## [GOAL]
Select and reproduce each line of the listing below that bears the string "this".

== DATA SECTION ==

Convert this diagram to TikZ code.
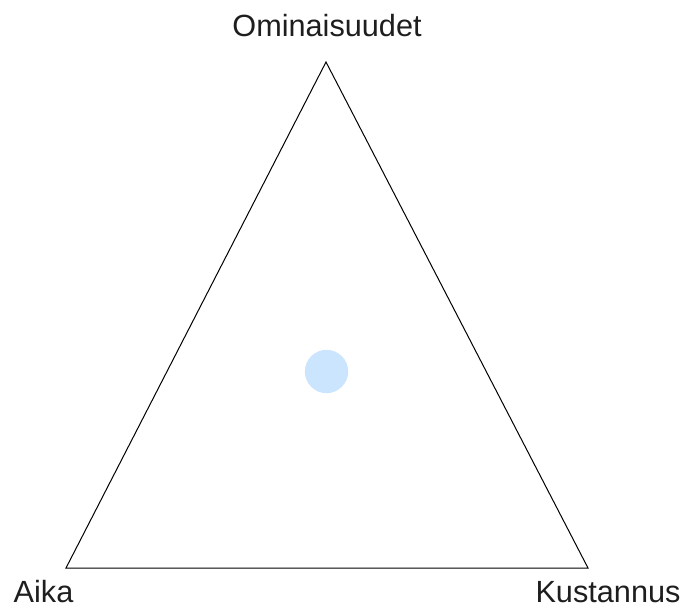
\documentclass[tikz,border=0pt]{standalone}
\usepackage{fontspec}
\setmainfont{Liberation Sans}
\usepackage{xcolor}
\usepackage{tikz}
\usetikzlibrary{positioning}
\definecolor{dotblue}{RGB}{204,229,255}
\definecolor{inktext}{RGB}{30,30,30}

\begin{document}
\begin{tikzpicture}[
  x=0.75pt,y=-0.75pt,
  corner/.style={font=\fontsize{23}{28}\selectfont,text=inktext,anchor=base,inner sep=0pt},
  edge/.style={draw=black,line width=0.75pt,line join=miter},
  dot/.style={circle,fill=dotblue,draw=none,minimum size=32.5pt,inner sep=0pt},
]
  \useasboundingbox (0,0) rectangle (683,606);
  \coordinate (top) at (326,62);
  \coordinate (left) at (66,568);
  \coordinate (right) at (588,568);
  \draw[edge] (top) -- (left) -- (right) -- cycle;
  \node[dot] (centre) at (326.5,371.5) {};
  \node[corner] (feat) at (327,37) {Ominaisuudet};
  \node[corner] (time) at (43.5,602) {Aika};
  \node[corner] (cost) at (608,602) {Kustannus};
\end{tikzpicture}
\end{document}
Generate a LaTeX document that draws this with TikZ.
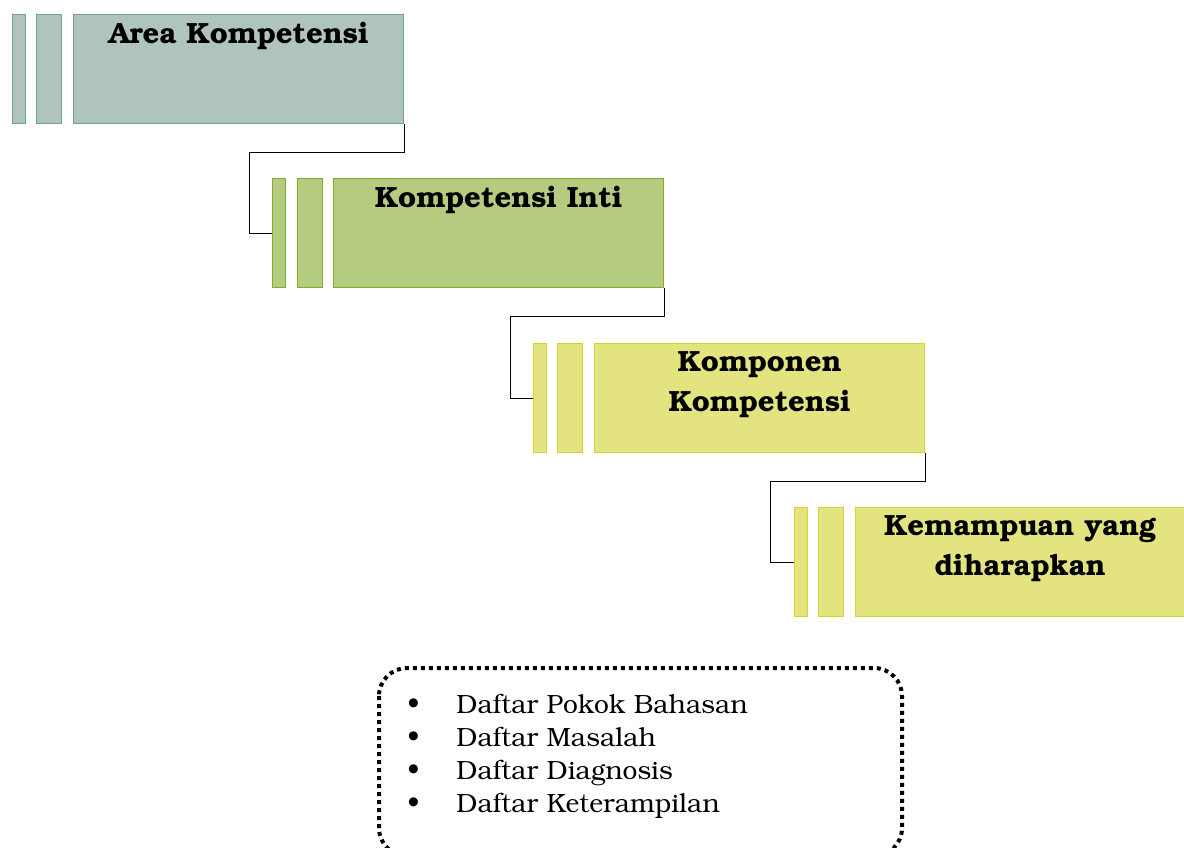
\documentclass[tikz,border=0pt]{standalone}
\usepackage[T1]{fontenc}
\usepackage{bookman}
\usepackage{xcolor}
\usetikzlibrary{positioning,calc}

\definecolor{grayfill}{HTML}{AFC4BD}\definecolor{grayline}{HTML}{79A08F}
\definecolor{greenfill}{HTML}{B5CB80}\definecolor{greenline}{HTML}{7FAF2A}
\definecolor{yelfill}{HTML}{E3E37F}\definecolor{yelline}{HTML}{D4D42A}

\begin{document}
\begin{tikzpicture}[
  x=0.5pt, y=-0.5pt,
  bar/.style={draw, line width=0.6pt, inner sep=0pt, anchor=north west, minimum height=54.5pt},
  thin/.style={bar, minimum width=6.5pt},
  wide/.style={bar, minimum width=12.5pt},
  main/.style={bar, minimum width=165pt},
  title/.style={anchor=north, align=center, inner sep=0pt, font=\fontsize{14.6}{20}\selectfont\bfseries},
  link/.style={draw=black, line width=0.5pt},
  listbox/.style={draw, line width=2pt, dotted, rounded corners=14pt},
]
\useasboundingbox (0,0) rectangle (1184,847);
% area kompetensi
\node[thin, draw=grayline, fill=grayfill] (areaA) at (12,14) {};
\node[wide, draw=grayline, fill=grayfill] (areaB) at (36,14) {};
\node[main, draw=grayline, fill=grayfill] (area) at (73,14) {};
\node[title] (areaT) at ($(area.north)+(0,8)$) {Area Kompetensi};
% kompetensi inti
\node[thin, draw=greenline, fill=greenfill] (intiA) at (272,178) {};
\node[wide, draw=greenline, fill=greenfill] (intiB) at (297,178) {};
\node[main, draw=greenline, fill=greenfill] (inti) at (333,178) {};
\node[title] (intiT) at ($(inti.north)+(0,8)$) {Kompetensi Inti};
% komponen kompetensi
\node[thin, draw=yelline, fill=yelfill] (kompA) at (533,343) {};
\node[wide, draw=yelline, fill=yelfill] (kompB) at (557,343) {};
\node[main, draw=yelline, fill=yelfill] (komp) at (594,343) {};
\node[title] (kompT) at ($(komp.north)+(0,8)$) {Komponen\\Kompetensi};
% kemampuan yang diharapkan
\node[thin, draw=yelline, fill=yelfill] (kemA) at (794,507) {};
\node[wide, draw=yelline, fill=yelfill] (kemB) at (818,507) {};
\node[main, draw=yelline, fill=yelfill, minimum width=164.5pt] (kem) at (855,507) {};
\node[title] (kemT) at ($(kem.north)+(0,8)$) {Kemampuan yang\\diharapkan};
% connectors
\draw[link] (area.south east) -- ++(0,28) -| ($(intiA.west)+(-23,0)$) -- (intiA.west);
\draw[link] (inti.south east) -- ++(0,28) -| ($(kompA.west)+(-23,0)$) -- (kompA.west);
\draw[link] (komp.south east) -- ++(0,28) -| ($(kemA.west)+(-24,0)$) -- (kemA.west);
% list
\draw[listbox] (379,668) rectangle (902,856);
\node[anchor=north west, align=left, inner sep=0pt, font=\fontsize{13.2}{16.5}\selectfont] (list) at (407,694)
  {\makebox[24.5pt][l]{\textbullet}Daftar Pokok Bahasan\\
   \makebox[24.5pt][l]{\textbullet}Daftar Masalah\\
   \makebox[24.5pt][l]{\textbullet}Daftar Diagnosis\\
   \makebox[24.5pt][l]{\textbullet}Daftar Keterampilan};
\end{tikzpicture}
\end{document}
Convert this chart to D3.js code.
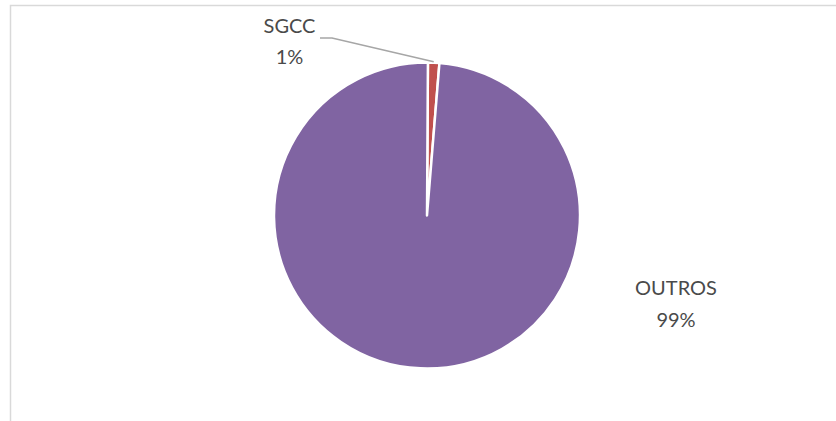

===

## [CORRECT ANSWER]
Convert this diagram to TikZ code.
Generate a LaTeX document that draws this with TikZ.
Convert this chart to D3.js code.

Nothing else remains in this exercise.